Selon eux, la France peut s'enorgueillir de son action humanitaire lors
de l'opération Turquoise, en 1994.


L'Etat français ne semble pas disposé à favoriser les investigations en
cours. Le 13 février 2006, la juge Brigitte Reynaud, qui a précédé
Florence Michon au TAP, avait signé une commission rogatoire
internationale à destination du Rwanda. Elle demandait aux autorités de
Kigali de lui fournir tous documents ou auditions « permettant
d'identifier les régiments et services français présents au Rwanda en
1994
 » et d'autoriser une mission sur place des policiers français.
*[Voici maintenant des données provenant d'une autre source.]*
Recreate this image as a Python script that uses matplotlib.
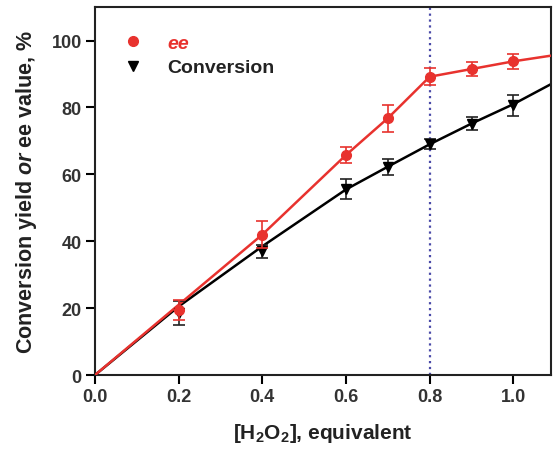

Pendant six mois, cette commission rogatoire est restée dans un tiroir
du Quai d'Orsay, chargé de l'envoi. Le 24 novembre 2006, le Rwanda a
rompu ses relations diplomatiques avec la France à la suite de
l'émission de mandats d'arrêt contre des proches du président Paul
Kagamé, dans l'enquête de Jean-Louis Bruguière sur l'attentat contre
Juvénal Habyarimana.


Le 13 février, le ministère a retourné la commission rogatoire à la juge
Michon, en soulignant que nulle entraide n'était désormais possible
entre les deux pays. La magistrate a donc choisi de transmettre
directement le document aux autorités rwandaises, mais elle a manifesté
sa « plus profonde surprise » au sujet de l'inaction du Quai dans une
lettre adressée au procureur du TAP.